■ WHAT NEEDS TO BE DONE
Stop at the line containing "from bokeh.resources import INLINE": write out every line from the beginning of the entries up to and including it, minus the pictures.

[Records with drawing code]

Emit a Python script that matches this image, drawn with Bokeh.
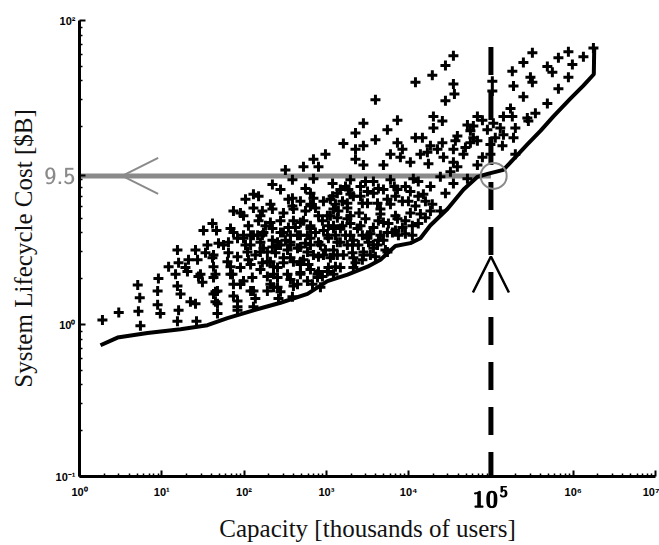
from bokeh.plotting import figure
from bokeh.models import FixedTicker, CustomJSTickFormatter, Arrow, OpenHead, MathML
from bokeh.embed import file_html
from bokeh.resources import INLINE

# ---- data (capacity in thousands of users, cost in $B) ----
capacity = [
    1.9, 3.0, 5.1, 5.4, 5.2, 5.5, 9.1, 8.9, 8.9, 9.6, 15.5, 12.1, 14.7, 15.5, 16.9, 16.0, 15.5, 20.5,
    25.7, 27.2, 27.9, 22.3, 25.7, 26.4, 32.1, 35.9, 41.3, 44.9, 47.5, 44.9, 46.2, 56.2, 62.8, 68.4,
    74.3, 74.3, 83.2, 74.3, 98.4, 110, 120, 126, 130, 130, 172, 172, 209, 228, 228, 277, 255, 301,
    337, 366, 446, 484, 446, 641, 697, 780, 847, 1030, 1120, 1220, 1800, 2130, 3160, 3430, 4180,
    16.0, 19.4, 21.1, 29.5, 31.2, 42.5,
    975, 697, 802, 527, 318, 387, 697, 1190, 221, 277, 130, 150, 104, 557, 130, 209, 221, 387, 398,
    74.3, 90.4, 158, 277, 209, 398, 641, 697, 922, 1190, 41.3, 68.4, 113, 130, 167, 221, 277, 346,
    527, 641, 802, 1030, 1220, 48.9, 64.6, 83.2, 104, 158, 221, 277, 366, 446, 589, 737, 922, 1220,
    34.0, 42.5, 64.6, 83.2, 137, 192, 241, 337, 484, 641, 802, 1060, 1290, 42.5, 68.4, 90.4, 167,
    228, 301, 398, 527, 922, 1220, 42.5, 72.3, 98.4, 192, 255, 484, 641, 802, 1060, 44.9, 120, 192,
    255, 398, 589, 780, 47.5, 83.2, 137, 262, 387, 47.5, 83.2,
    12100, 35000, 28000, 36000, 3950, 2820, 7310, 20000, 25700, 68500, 51800, 2260, 5520, 20000,
    39100, 56300, 1610, 3950, 7310, 12100, 14700, 25700, 37000, 61200, 2820, 2260, 8400, 18400,
    22400, 35000, 49000, 56300, 2260, 6010, 7940, 13900, 16900, 26500, 46300, 78800, 2820, 4940,
    10500, 17400, 35000, 39100, 68500, 1960, 2600, 3730, 6010, 11400, 18400, 24300, 35000, 51800,
    1360, 1960, 3160, 4940, 7310, 10500, 15100, 28000, 1290, 1800, 2740, 4180, 6010, 8400, 12100,
    19400, 1360, 1960, 2990, 4540, 6910, 10500, 13900, 1480, 2390, 3730, 5520, 8400, 11100, 1360,
    2130, 3250, 4940, 6350, 1360, 2080, 2820, 3730, 1290, 35000, 28000, 19400, 61200,
    319000, 248000, 182000, 188000, 302000, 319000, 485000, 558000, 661000, 874000, 977000,
    1330000, 874000, 661000, 248000, 485000, 347000, 277000, 285000, 104000, 104000, 173000,
    142000, 182000, 78800, 107000, 130000, 198000, 90600, 142000, 188000, 113000, 68500, 98600,
    138000, 98600, 198000, 1760000,
    98.4, 167, 346, 387, 641, 641, 1120, 1480, 1800, 2130, 2500, 3160, 3730, 4540, 5520, 6700,
    4940, 7310, 2600, 3160, 3730, 4540, 5520, 1800, 1960, 2080, 1480, 1220, 847, 641, 484, 366,
    301, 255, 589, 484, 366, 1220, 1610, 2130, 2820, 1480, 1030, 484, 255, 192, 158, 120, 98.4, 146,
    1710, 1570, 2740, 4290, 6910, 9140, 13100, 16000, 24300, 9140, 13100, 32200,
    484, 557, 737, 896, 1060, 1400, 1710, 1960, 2450, 2740, 3430, 4290, 5220, 5680, 7510, 9140,
    3950, 2260, 975, 802, 557, 421, 318, 484, 678, 896, 366, 209, 158, 113, 90.4, 301, 182,
    150, 120, 221, 606, 1850, 2990, 4290, 6910, 9940, 13100, 18400, 11100, 16000, 2600, 1570, 1120,
]
cost = [
    1.07, 1.20, 1.82, 1.50, 1.22, 0.98, 2.01, 1.66, 1.35, 1.18, 3.09, 2.40, 2.14, 1.79, 1.59, 1.24, 1.05, 2.23,
    3.09, 2.67, 2.07, 1.41, 1.37, 1.05, 4.15, 3.33, 2.75, 2.14, 1.66, 1.41, 4.15, 3.33, 2.59, 2.14,
    1.84, 1.54, 1.31, 4.03, 3.69, 3.00, 2.48, 2.04, 1.66, 1.31, 4.03, 3.18, 2.59, 2.14, 1.76, 1.64, 3.33, 2.75,
    2.14, 3.86, 3.18, 2.48, 1.84, 3.69, 2.87, 2.14, 1.76, 3.86, 2.75, 2.14, 3.33, 2.37, 3.69, 2.87, 3.33,
    2.55, 2.37, 2.67, 2.14, 1.90, 1.59,
    13.2, 12.2, 10.9, 10.9, 10.4, 8.97, 9.10, 8.45, 8.33, 7.73, 7.18, 6.97, 6.67, 7.85, 5.84, 6.19, 5.75, 6.77, 5.75,
    5.58, 5.42, 5.19, 4.82, 4.68, 4.82, 6.01, 6.77, 6.47, 6.97, 4.61, 4.28, 4.47, 3.86, 3.86, 4.28, 4.03, 4.34,
    4.82, 4.47, 5.19, 5.19, 5.75, 3.43, 3.48, 3.69, 3.33, 3.48, 3.58, 3.33, 3.48, 3.86, 3.86, 4.03, 4.15, 4.47,
    2.96, 2.87, 2.96, 2.79, 2.87, 3.00, 2.96, 3.09, 3.23, 3.33, 3.48, 3.69, 3.86, 2.40, 2.40, 2.37, 2.55,
    2.40, 2.55, 2.59, 2.67, 2.87, 3.09, 2.04, 2.14, 1.93, 2.07, 2.04, 2.20, 2.30, 2.23, 2.37, 1.64, 1.66, 1.66,
    1.76, 1.79, 1.93, 2.04, 1.37, 1.43, 1.48, 1.48, 1.52, 1.18, 1.24,
    39.3, 38.2, 29.7, 32.9, 30.1, 21.1, 22.1, 23.4, 21.8, 23.4, 20.5, 18.2, 19.1, 19.6,
    17.4, 18.8, 15.5, 16.4, 15.7, 16.9, 16.9, 15.7, 16.2, 16.9, 15.0, 14.2, 14.2, 15.0,
    14.2, 14.2, 14.6, 15.7, 12.2, 13.2, 12.6, 13.2, 13.6, 12.6, 13.2, 12.6, 11.2, 11.2,
    11.7, 11.4, 11.7, 10.9, 11.2, 8.97, 8.08, 8.71, 8.97, 9.10, 8.08, 9.37, 8.45, 9.10,
    7.29, 7.18, 7.51, 7.73, 7.73, 7.51, 7.18, 7.29, 6.19, 5.84, 6.28, 6.28, 6.19, 6.47, 6.01,
    6.19, 5.04, 5.19, 4.96, 5.34, 5.19, 5.42, 5.34, 4.28, 4.28, 4.34, 4.03, 4.34, 4.47, 3.48,
    3.58, 3.48, 3.58, 4.03, 2.87, 2.96, 3.00, 3.18, 2.40, 58.6, 50.6, 43.6, 20.2,
    61.3, 52.9, 46.3, 37.1, 42.4, 39.3, 49.8, 45.6, 56.9, 62.2, 51.3,
    57.8, 42.4, 35.5, 31.5, 28.4, 24.5, 22.8, 21.8, 39.9, 34.4, 26.4,
    23.4, 23.4, 22.1, 21.1, 19.6, 19.6, 19.1, 17.7, 16.9, 16.9, 16.2, 15.3,
    15.0, 13.2, 13.2, 66.0,
    5.19, 5.58, 6.67, 6.01, 7.29, 6.19, 6.67, 7.73, 6.28, 6.97, 5.42, 6.28, 7.29, 5.75, 6.67, 8.08,
    4.68, 4.96, 4.47, 3.86, 3.33, 3.86, 3.00, 4.96, 3.86, 3.33, 3.48, 4.28, 3.33, 4.28, 4.68, 3.33,
    4.03, 3.48, 3.00, 2.59, 2.75, 2.87, 2.87, 2.75, 2.87, 2.37, 2.23, 2.14, 2.37, 2.59, 3.00, 3.33, 3.86, 3.86,
    8.08, 4.47, 3.86, 4.82, 4.15, 4.82, 4.61, 6.47, 5.58, 8.08, 8.71, 10.1,
    6.47, 5.58, 5.84, 4.82, 4.47, 5.58, 3.86, 4.61, 3.33, 2.67, 3.96, 3.58, 3.09, 4.61, 3.86, 3.96,
    2.79, 2.55, 3.09, 2.79, 3.43, 4.34, 3.58, 3.86, 1.84, 2.07, 1.98, 1.84, 2.30, 2.67, 1.84, 5.42, 4.47,
    4.82, 3.86, 3.23, 2.48, 7.73, 8.71, 7.85, 6.97, 6.47, 6.97, 5.58, 3.86, 5.04, 6.97, 6.47, 5.19,
]

front_capacity = [1.8, 2.9, 6.7, 16.9, 35.9, 62.8, 130, 277, 590, 1030, 1810, 3160, 4540, 6900,
                  10500, 13900, 18300, 29600, 46500, 68700, 91000, 142000, 187000, 277000, 400000,
                  575000, 930000, 1320000, 1780000, 1800000]
front_cost = [0.73, 0.82, 0.88, 0.93, 0.99, 1.10, 1.24, 1.39, 1.59, 1.93, 2.13, 2.40, 2.67, 3.28,
              3.43, 3.69, 4.48, 5.75, 7.73, 9.37, 9.8, 10.4, 12.2, 15.3, 18.8,
              23.4, 30.7, 37.1, 44.3, 66.0]

selected_capacity = 1e5      # dashed requirement line
selected_cost = 9.5          # cost
dash_top_cost = 67
circle_capacity = 1.08e5
left_arrow_tip_capacity = 3.3
up_arrow_tip_cost = 2.8

x_major = [1, 10, 100, 1e3, 1e4, 1e5, 1e6, 1e7]
y_major = [0.1, 1, selected_cost, 100]

GRAY = "#8a8a8a"

p = figure(width=659, height=545, x_axis_type="log", y_axis_type="log",
           x_range=(1, 1e7), y_range=(0.1, 100),
           output_backend="svg", toolbar_location=None,
           min_border_left=79, min_border_right=4, min_border_top=20, min_border_bottom=58)
p.outline_line_color = None
p.grid.visible = False
p.background_fill_color = "white"
p.border_fill_color = "white"

x_minor = [m * 10 ** e for e in range(0, 7) for m in range(2, 10)]
y_minor = [m * 10 ** e for e in (-1, 0, 1) for m in range(2, 10)]
p.xaxis.ticker = FixedTicker(ticks=x_major, minor_ticks=x_minor)
p.yaxis.ticker = FixedTicker(ticks=y_major, minor_ticks=y_minor)

fmt_code = """
const s = {"-": "\\u207b", "0": "\\u2070", "1": "\\u00b9", "2": "\\u00b2", "3": "\\u00b3",
           "4": "\\u2074", "5": "\\u2075", "6": "\\u2076", "7": "\\u2077", "8": "\\u2078", "9": "\\u2079"};
const e = Math.round(Math.log10(tick));
if (e == skip) { return ""; }
return "10" + String(e).split("").map(c => s[c]).join("");
"""
p.xaxis.formatter = CustomJSTickFormatter(code=fmt_code, args=dict(skip=99))
p.yaxis.formatter = CustomJSTickFormatter(code=fmt_code, args=dict(skip=1))

for ax in (p.xaxis[0], p.yaxis[0]):
    ax.axis_line_width = 3
    ax.axis_line_color = "black"
    ax.major_tick_in = 6
    ax.major_tick_out = 0
    ax.major_tick_line_width = 2
    ax.minor_tick_in = 3
    ax.minor_tick_out = 0
    ax.minor_tick_line_width = 1.5
    ax.major_label_text_font = "Liberation Sans"
    ax.major_label_text_font_style = "bold"
    ax.major_label_text_font_size = "11px"
    ax.major_label_text_color = "black"
    ax.axis_label_text_font = "Liberation Serif"
    ax.axis_label_text_font_style = "normal"
    ax.axis_label_text_font_size = "25px"
    ax.axis_label_text_color = "#111111"

# larger, bold label for the selected capacity; gray label for the selected cost
p.xaxis.major_label_overrides = {selected_capacity: MathML(text=(
    '<math><mstyle mathsize="1.75em">'
    '<msup><mn mathvariant="bold-sans-serif">10</mn><mn mathvariant="bold-sans-serif">5</mn></msup>'
    '</mstyle></math>'))}
p.yaxis.major_label_overrides = {selected_cost: MathML(text=(
    '<math><mstyle mathsize="1.8em">'
    '<mn mathvariant="sans-serif" mathcolor="#8a8a8a" style="color:#8a8a8a">9.5</mn>'
    '</mstyle></math>'))}

p.xaxis.axis_label = "Capacity [thousands of users]"
p.yaxis.axis_label = "System Lifecycle Cost [$B]"
p.xaxis.major_label_standoff = 9
p.xaxis.axis_label_standoff = 4
p.yaxis.major_label_standoff = 4
p.yaxis.axis_label_standoff = 4

# gray cost line from the front back to the cost axis
p.line([1, selected_capacity], [selected_cost, selected_cost], line_color=GRAY, line_width=5)

# design points
p.scatter(capacity, cost, marker="cross", size=10, line_width=3, line_color="black")

# Pareto front
p.line(front_capacity, front_cost, line_color="black", line_width=4)

# dashed requirement line
p.line([selected_capacity, selected_capacity], [dash_top_cost, 0.1],
       line_color="black", line_width=5, line_dash="28 17")

# circle at the intersection
p.scatter([circle_capacity], [selected_cost], marker="circle", size=26,
          fill_color=None, line_color=GRAY, line_width=2)

# arrow heads
p.add_layout(Arrow(end=OpenHead(size=36, line_color=GRAY, line_width=2),
                   x_start=30, y_start=selected_cost,
                   x_end=left_arrow_tip_capacity, y_end=selected_cost, line_alpha=0))
p.add_layout(Arrow(end=OpenHead(size=36, line_color="black", line_width=2.5),
                   x_start=selected_capacity, y_start=1,
                   x_end=selected_capacity, y_end=up_arrow_tip_cost, line_alpha=0))

open("out.html", "w", encoding="utf-8").write(file_html(p, INLINE))
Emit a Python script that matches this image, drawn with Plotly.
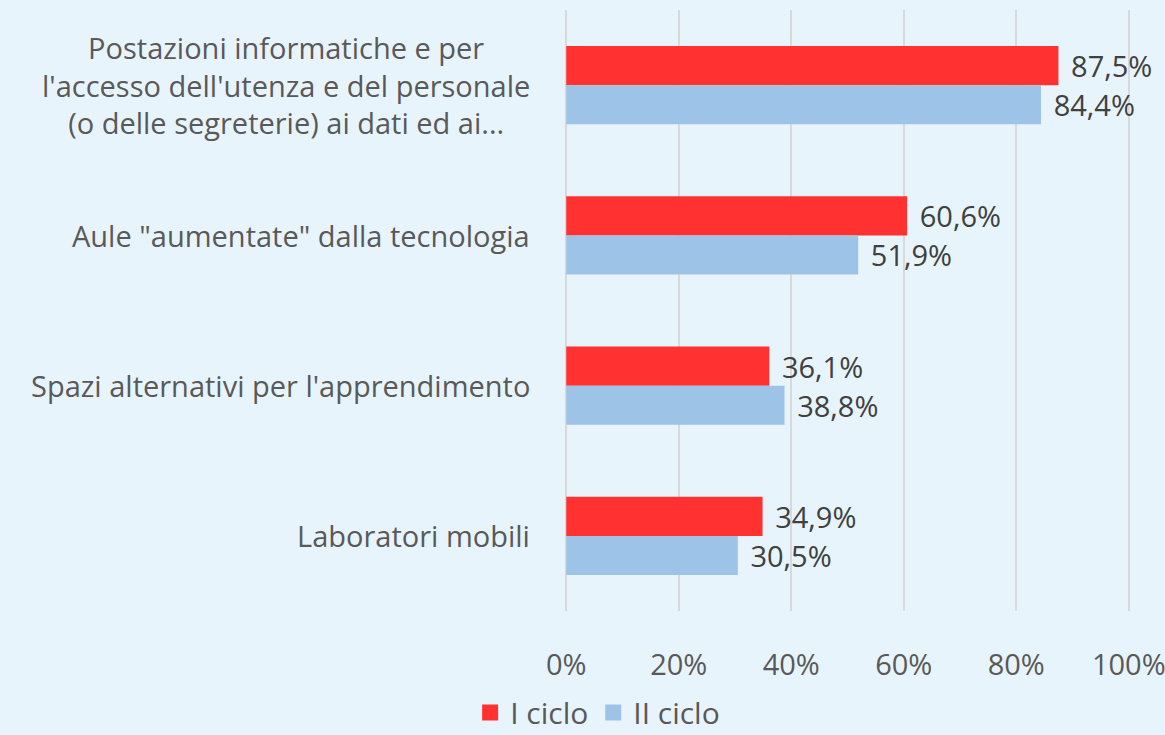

■ EXERCISE OUTPUT
Emit a Python script that matches this image, drawn with Bokeh.
from bokeh.plotting import figure
from bokeh.models import FixedTicker, CustomJSTickFormatter, Arrow, OpenHead, MathML
from bokeh.embed import file_html
from bokeh.resources import INLINE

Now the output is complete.